Philosophieren in Österreich: Wir kommen von Gott nicht los

Im österreichischen Lech trafen sich zum 20. Mal beim Philosophicum hochrangige Denker. Sie debattierten über „Gott und die Welt“.

Eine Hand, an deren Finger große Juwelen stecken

Überlegenswert: Luxus als radikale Welterfahrung und absolute Diesseitigkeit Foto: Laurent Gillieron

Unter dem Allerweltstitel „Über Gott und die Welt – Philosophieren in unruhigen Zeiten“ beging das Philosophicum Lech sein 20. Jubiläum. Und es verlief prächtig.

Denn der, von Konrad Paul Liessmann als „anarchistisches Querformat der Kommunikation – locker und ohne zweckrationalen Ergebnisdruck“ angekündigte Denkraum bot ihm selbst und einigen Anderen wie etwa Heinz Bude, Herfried Münkler, Mouhanad Khorchide reichlich Gelegenheit mit Philosophie als „Diskussionstechnik plus ehrlich offener Wahrheitssuche“ (Carlos Fraenkel) zu brennenden Fragen unserer Zeit Stellung zu beziehen.

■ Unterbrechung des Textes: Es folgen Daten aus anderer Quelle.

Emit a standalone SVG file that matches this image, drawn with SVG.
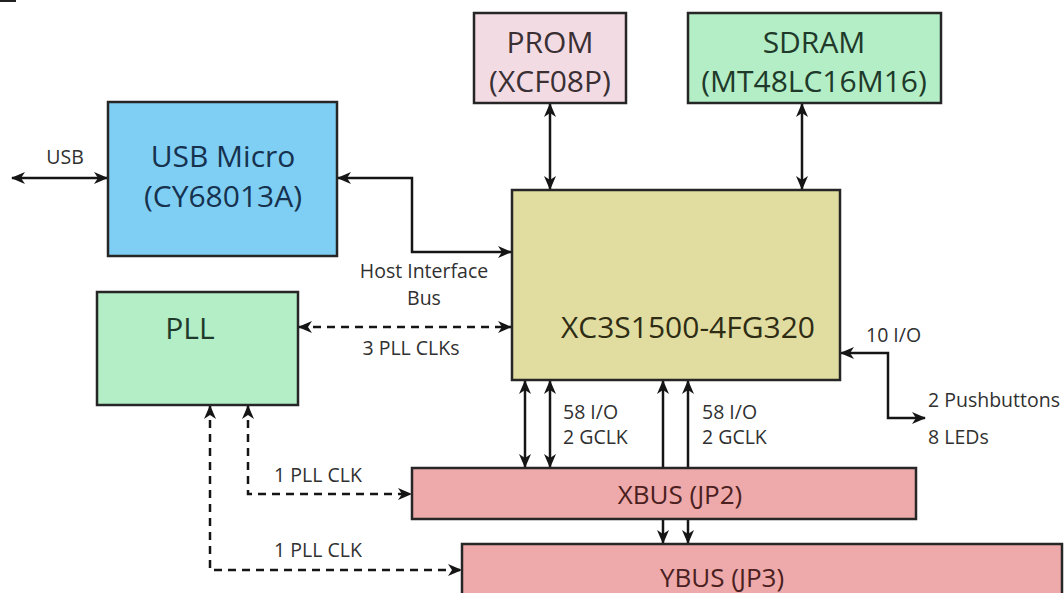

Ganz imposant, wenngleich etymologisch nicht durchwegs nachvollziehbar gelang dies Christoph Türcke, der unter der Schlagzeile „Wir kommen von Gott nicht los, solange wir mit Geld hantieren“ eine alternative Deutung der historischen Verknüpfung von Geld, Schuld und Opfer bot.

Um mehr Gott als Welt ging es bei Holm Tetens, nun emeritierter FU-ler aus Berlin. Er vertrat, letztendlich verstünden wir Welt ohne Gott gar nicht und es sei jedenfalls tröstlich und Hoffnung spendend an IHN zu glauben. In seinen Ausführungen waren es dann doch die Priester, die trösteten und nicht Gott. Und woher die Gewissheit, dass Gott nicht böse sei? Was für ein Risiko!

Wir wollen hier auf Erden schon

Der Philosoph Markus Gabriel machte es uns dann wieder leicht: Wir bräuchten Gott und die Welt gar nicht verstehen, weil es ohnehin keine Welt gibt. Auch in den in Lech allen Vorträgen folgenden allgemeinen Diskussionen verfocht Gabriel am ehesten einen explizit agnostischen Standpunkt.

Ebenfalls am Diesseits orientiert, ganz im Sinne H. Heines „wir wollen hier auf Erden schon …“ hielt Lambert Wiesing eine äußerst amüsante, geistreiche Lobrede auf die „Welterfahrung“ Luxus . Das sich der kalten instrumentellen Vernunft von Zeit zu Zeit verweigernde autonome Subjekt macht, so die These Wiesings, mit Luxus als dem Mehr als das Notwendige eine ähnlich Sinn bestimmende ästhetische Erfahrung, die Schiller im Spiel sah. In kurzer Form gereimt lautet Wiesings These: Luxus ist Trotz, ihn zeigen ist Protz.

Die Wende weg von schierer Weltlichkeit vollzog am sonntäglichen Ende der Veranstaltung Rüdiger Safranski. Er ermahnt das Publikum das Ekstatische der Kunst etwa oder die Ungeheuerlichkeit, dass „die Natur im Menschen die Augen aufschlägt“ (Schelling) nicht aus dem Blick zu verlieren. Er warnt vor Entzauberung durch lückenlose Säkularisierung aller Lebensbereiche und rät „den Fuß in der Tür zu behalten“.